> [Task objective]
Identify each line holding the string "React" and copy it.

--

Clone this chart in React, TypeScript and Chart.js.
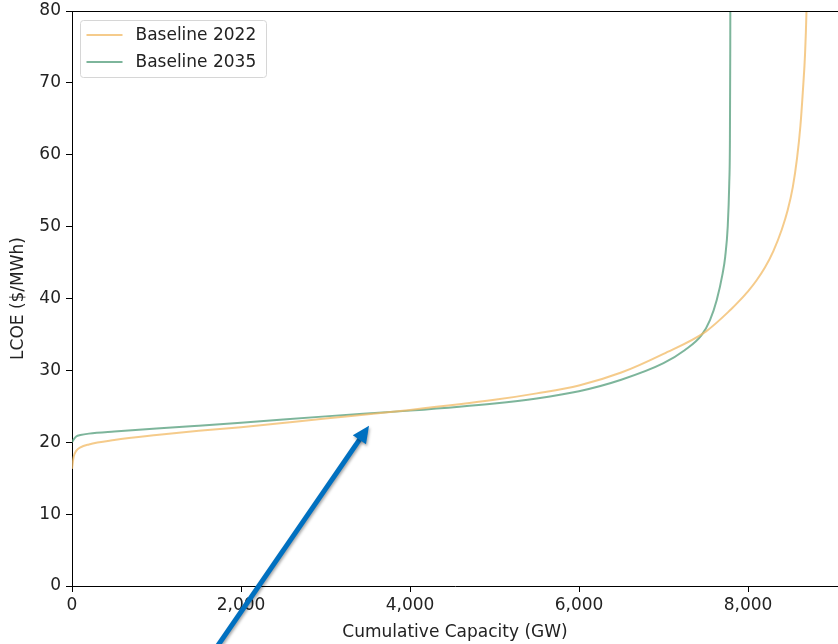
import React, { useEffect, useRef } from "react";
import { Chart, registerables } from "chart.js";

Chart.register(...registerables);

// ---- data ----
const seriesLabels = ["Baseline 2022", "Baseline 2035"];
const capacity2022 = [0, 20, 50, 100, 200, 500, 1000, 1500, 2000, 3000, 4000, 5000, 5500, 6000, 6500, 7000, 7500, 7800, 7900, 8000, 8100, 8200, 8300, 8400, 8470, 8530, 8580, 8620, 8650, 8675, 8692, 8705];
const lcoe2022 = [16.3, 18.0, 18.8, 19.3, 19.7, 20.3, 21.0, 21.6, 22.1, 23.3, 24.5, 25.9, 26.8, 27.9, 29.7, 32.3, 35.4, 38.5, 39.7, 41.0, 42.5, 44.3, 46.6, 49.6, 52.3, 55.5, 59.5, 64.0, 69.0, 74.0, 80.0, 88.0];
const capacity2035 = [0, 20, 50, 100, 200, 500, 1000, 1500, 2000, 3000, 4000, 5000, 5500, 6000, 6500, 7000, 7250, 7450, 7550, 7630, 7700, 7730, 7760, 7778, 7786, 7790, 7792];
const lcoe2035 = [20.0, 20.4, 20.8, 21.0, 21.2, 21.5, 21.9, 22.3, 22.7, 23.6, 24.4, 25.4, 26.1, 27.1, 28.7, 31.0, 32.8, 34.9, 37.0, 39.8, 43.5, 45.8, 50.0, 56.0, 62.0, 75.0, 90.0];
const xTickValues = [0, 2000, 4000, 6000, 8000];
const xTickLabels = ["0", "2,000", "4,000", "6,000", "8,000"];
const yTickValues = [0, 10, 20, 30, 40, 50, 60, 70, 80];
const yTickLabels = ["0", "10", "20", "30", "40", "50", "60", "70", "80"];
const xTitle = "Cumulative Capacity (GW)";
const yTitle = "LCOE ($/MWh)";
// annotation arrow, in data coordinates (tail -> tip)
const arrowTail = { x: 1444, y: -13.1 };
const arrowTip = { x: 3515, y: 22.3 };

const colors = ["rgba(242,186,100,0.75)", "rgba(82,156,121,0.75)"];
const FONT = "'DejaVu Sans', sans-serif";
const TEXT = "#222";

const framePlugin = {
  id: "frameAndLegend",
  afterDatasetsDraw(chart: any) {
    const { ctx, chartArea } = chart;
    ctx.save();
    // top spine
    ctx.strokeStyle = "#000";
    ctx.lineWidth = 1;
    ctx.beginPath();
    ctx.moveTo(chartArea.left, chartArea.top + 0.5);
    ctx.lineTo(chartArea.right, chartArea.top + 0.5);
    ctx.stroke();

    // legend box (matplotlib-like)
    const bx = chartArea.left + 8.5;
    const by = chartArea.top + 9.5;
    const bw = 186;
    const bh = 57;
    const r = 3;
    ctx.beginPath();
    ctx.moveTo(bx + r, by);
    ctx.lineTo(bx + bw - r, by);
    ctx.quadraticCurveTo(bx + bw, by, bx + bw, by + r);
    ctx.lineTo(bx + bw, by + bh - r);
    ctx.quadraticCurveTo(bx + bw, by + bh, bx + bw - r, by + bh);
    ctx.lineTo(bx + r, by + bh);
    ctx.quadraticCurveTo(bx, by + bh, bx, by + bh - r);
    ctx.lineTo(bx, by + r);
    ctx.quadraticCurveTo(bx, by, bx + r, by);
    ctx.closePath();
    ctx.fillStyle = "rgba(255,255,255,0.85)";
    ctx.fill();
    ctx.strokeStyle = "#d6d6d6";
    ctx.stroke();

    ctx.font = `17px ${FONT}`;
    ctx.textBaseline = "middle";
    ctx.textAlign = "left";
    chart.data.datasets.forEach((ds: any, i: number) => {
      const yy = by + 14.5 + i * 27;
      ctx.strokeStyle = ds.borderColor;
      ctx.lineWidth = 2;
      ctx.beginPath();
      ctx.moveTo(bx + 6, yy);
      ctx.lineTo(bx + 42, yy);
      ctx.stroke();
      ctx.fillStyle = TEXT;
      ctx.fillText(ds.label, bx + 55, yy + 1);
    });
    ctx.restore();
  },
  afterDraw(chart: any) {
    const { ctx } = chart;
    const xs = chart.scales.x;
    const ys = chart.scales.y;
    const x0 = xs.getPixelForValue(arrowTail.x);
    const y0 = ys.getPixelForValue(arrowTail.y);
    const x1 = xs.getPixelForValue(arrowTip.x);
    const y1 = ys.getPixelForValue(arrowTip.y);
    const ang = Math.atan2(y1 - y0, x1 - x0);
    const headLen = 17;
    const headHalf = 8;
    const bxp = x1 - headLen * Math.cos(ang);
    const byp = y1 - headLen * Math.sin(ang);
    ctx.save();
    ctx.shadowColor = "rgba(0,0,0,0.35)";
    ctx.shadowBlur = 3;
    ctx.shadowOffsetX = 1;
    ctx.shadowOffsetY = 2;
    ctx.strokeStyle = "#0070C0";
    ctx.fillStyle = "#0070C0";
    ctx.lineWidth = 5;
    ctx.beginPath();
    ctx.moveTo(x0, y0);
    ctx.lineTo(bxp + 2 * Math.cos(ang), byp + 2 * Math.sin(ang));
    ctx.stroke();
    ctx.beginPath();
    ctx.moveTo(x1, y1);
    ctx.lineTo(bxp + headHalf * Math.sin(ang), byp - headHalf * Math.cos(ang));
    ctx.lineTo(bxp - headHalf * Math.sin(ang), byp + headHalf * Math.cos(ang));
    ctx.closePath();
    ctx.fill();
    ctx.restore();
  },
};

export default function App() {
  const ref = useRef<HTMLCanvasElement | null>(null);
  useEffect(() => {
    if (!ref.current) return;
    const chart = new Chart(ref.current, {
      type: "line",
      data: {
        datasets: [
          {
            label: seriesLabels[0],
            data: capacity2022.map((x, i) => ({ x, y: lcoe2022[i] })),
            borderColor: colors[0],
            borderWidth: 2,
            pointRadius: 0,
            cubicInterpolationMode: "monotone",
            fill: false,
          },
          {
            label: seriesLabels[1],
            data: capacity2035.map((x, i) => ({ x, y: lcoe2035[i] })),
            borderColor: colors[1],
            borderWidth: 2,
            pointRadius: 0,
            cubicInterpolationMode: "monotone",
            fill: false,
          },
        ],
      },
      options: {
        responsive: false,
        animation: false,
        layout: { padding: { top: 11, right: 0, bottom: 0, left: 0 } },
        plugins: { legend: { display: false }, tooltip: { enabled: false } },
        scales: {
          x: {
            type: "linear",
            min: 0,
            max: 9065,
            afterFit: (s: any) => {
              s.height = 58;
              s.paddingLeft = 0;
              s.paddingRight = 0;
            },
            afterBuildTicks: (s: any) => {
              s.ticks = xTickValues.map((v) => ({ value: v }));
            },
            ticks: {
              callback: (_v: any, i: number) => xTickLabels[i],
              font: { family: FONT, size: 17 },
              color: TEXT,
              padding: 3,
              maxRotation: 0,
              autoSkip: false,
            },
            grid: { drawOnChartArea: false, drawTicks: true, tickLength: 6, color: "#000" },
            border: { display: true, color: "#000", width: 1 },
            title: {
              display: true,
              text: xTitle,
              font: { family: FONT, size: 17 },
              color: TEXT,
              padding: { top: 0, bottom: 1 },
            },
          },
          y: {
            type: "linear",
            min: 0,
            max: 80,
            afterFit: (s: any) => {
              s.width = 72;
              s.paddingTop = 0;
              s.paddingBottom = 0;
            },
            afterBuildTicks: (s: any) => {
              s.ticks = yTickValues.map((v) => ({ value: v }));
            },
            ticks: {
              callback: (_v: any, i: number) => yTickLabels[i],
              font: { family: FONT, size: 17 },
              color: TEXT,
              padding: 5,
              autoSkip: false,
            },
            grid: { drawOnChartArea: false, drawTicks: true, tickLength: 6, color: "#000" },
            border: { display: true, color: "#000", width: 1 },
            title: {
              display: true,
              text: yTitle,
              font: { family: FONT, size: 17 },
              color: TEXT,
              padding: { top: 8, bottom: 0 },
            },
          },
        },
      },
      plugins: [framePlugin],
    } as any);
    return () => chart.destroy();
  }, []);
  return (
    <div style={{ position: "fixed", left: 0, top: 0, width: 838, height: 644, background: "#fff" }}>
      <canvas ref={ref} width={838} height={644} style={{ display: "block" }} />
    </div>
  );
}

--

> [Reply]
Clone this chart in React, TypeScript and Chart.js.
import React, { useEffect, useRef } from "react";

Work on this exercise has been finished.